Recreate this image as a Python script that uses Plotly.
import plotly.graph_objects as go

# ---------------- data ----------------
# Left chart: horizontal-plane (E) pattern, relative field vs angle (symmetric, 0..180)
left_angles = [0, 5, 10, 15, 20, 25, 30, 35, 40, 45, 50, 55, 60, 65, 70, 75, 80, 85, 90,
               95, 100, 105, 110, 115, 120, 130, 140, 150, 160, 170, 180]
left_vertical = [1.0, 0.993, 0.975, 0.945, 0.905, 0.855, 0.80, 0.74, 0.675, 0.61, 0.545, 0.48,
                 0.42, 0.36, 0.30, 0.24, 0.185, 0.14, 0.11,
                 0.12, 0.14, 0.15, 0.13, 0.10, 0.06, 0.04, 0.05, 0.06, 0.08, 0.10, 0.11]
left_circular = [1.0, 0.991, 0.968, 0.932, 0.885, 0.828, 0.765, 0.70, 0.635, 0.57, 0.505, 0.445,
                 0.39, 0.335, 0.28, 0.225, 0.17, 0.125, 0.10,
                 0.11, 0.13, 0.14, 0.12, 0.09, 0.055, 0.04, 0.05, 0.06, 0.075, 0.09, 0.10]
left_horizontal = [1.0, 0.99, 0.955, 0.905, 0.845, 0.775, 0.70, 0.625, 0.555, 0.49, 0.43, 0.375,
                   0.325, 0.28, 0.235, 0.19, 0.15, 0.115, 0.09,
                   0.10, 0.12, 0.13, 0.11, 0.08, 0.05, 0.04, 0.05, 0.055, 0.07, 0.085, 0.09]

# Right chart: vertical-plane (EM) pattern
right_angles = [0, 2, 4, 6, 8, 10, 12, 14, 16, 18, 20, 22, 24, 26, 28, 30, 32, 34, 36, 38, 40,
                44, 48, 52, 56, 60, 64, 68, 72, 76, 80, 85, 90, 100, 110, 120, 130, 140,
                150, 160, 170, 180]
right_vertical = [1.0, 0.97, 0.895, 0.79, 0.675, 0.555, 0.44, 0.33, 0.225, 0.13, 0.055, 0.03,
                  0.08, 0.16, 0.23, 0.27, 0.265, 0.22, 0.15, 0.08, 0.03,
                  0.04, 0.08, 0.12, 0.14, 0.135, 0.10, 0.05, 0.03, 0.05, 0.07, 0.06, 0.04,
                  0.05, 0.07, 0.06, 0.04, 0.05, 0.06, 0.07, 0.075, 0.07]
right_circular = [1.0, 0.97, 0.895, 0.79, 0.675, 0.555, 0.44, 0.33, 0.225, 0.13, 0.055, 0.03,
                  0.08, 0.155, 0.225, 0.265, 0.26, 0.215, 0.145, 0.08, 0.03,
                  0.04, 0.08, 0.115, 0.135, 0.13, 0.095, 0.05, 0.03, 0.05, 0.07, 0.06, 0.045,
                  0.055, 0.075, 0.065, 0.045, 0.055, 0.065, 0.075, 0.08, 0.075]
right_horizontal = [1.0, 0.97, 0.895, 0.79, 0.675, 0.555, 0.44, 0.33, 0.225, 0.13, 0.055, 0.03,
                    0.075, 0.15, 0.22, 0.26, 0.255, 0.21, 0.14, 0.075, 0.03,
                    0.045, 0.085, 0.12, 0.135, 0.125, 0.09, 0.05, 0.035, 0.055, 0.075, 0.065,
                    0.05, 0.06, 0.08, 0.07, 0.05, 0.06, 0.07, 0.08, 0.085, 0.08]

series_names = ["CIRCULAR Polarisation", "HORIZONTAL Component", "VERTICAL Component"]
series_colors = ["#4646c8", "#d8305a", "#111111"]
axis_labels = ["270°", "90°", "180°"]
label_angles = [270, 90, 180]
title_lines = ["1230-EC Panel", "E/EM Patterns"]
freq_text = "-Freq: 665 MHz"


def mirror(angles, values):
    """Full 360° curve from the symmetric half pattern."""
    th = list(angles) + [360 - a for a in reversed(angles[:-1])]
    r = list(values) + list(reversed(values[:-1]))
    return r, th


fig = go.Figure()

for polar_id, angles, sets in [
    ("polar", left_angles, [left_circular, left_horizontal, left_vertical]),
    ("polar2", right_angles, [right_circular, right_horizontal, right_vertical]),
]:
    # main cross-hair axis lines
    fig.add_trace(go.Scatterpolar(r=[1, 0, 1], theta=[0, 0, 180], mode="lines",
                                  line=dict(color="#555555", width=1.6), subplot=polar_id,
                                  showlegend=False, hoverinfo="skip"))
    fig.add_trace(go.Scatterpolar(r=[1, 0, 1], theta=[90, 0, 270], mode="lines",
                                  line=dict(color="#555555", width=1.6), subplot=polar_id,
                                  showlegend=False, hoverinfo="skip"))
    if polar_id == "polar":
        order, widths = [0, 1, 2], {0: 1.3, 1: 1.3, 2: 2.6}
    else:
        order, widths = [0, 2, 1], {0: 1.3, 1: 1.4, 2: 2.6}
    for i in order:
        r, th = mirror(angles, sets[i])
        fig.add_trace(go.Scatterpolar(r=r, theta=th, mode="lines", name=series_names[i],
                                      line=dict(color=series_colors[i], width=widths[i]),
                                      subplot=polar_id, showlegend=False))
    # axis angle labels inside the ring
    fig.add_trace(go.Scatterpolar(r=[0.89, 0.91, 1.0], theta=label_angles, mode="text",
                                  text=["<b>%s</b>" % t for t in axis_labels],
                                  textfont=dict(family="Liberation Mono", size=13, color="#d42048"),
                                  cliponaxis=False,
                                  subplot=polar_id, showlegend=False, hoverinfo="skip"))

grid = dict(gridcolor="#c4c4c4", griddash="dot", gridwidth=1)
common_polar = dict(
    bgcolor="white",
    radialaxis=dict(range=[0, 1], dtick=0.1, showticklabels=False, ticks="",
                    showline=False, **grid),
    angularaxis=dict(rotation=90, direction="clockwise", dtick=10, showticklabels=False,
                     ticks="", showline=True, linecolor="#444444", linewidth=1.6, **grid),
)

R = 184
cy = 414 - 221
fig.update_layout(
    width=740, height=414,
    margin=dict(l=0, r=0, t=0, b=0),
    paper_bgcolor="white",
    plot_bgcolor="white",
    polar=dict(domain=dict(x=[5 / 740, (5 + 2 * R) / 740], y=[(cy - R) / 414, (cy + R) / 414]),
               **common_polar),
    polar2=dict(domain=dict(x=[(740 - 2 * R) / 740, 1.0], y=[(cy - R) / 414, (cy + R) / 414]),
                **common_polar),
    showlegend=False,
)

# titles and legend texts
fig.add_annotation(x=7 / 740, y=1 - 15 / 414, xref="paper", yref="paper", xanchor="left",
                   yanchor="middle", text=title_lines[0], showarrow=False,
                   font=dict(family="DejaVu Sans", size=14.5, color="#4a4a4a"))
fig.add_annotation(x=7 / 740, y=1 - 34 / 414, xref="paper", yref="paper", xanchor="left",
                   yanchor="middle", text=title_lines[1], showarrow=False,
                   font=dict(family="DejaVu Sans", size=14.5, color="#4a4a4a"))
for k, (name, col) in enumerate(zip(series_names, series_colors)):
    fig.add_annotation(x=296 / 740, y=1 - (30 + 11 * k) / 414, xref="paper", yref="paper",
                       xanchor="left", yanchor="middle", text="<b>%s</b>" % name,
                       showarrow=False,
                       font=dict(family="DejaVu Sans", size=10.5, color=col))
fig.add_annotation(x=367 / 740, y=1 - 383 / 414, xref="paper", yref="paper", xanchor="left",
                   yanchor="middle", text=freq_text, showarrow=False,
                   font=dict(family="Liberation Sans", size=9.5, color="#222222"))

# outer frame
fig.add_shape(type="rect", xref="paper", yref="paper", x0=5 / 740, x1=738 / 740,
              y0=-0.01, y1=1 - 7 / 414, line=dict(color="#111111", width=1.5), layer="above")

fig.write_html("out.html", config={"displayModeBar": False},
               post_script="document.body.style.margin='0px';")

####################

■ **Stated task**:
Reproduce exactly, please, only the lines from the start of the data above to the line that contains "import plotly.graph_objects as go", with both ends kept.

■ **Solution to this problem**:
Recreate this image as a Python script that uses Plotly.
import plotly.graph_objects as go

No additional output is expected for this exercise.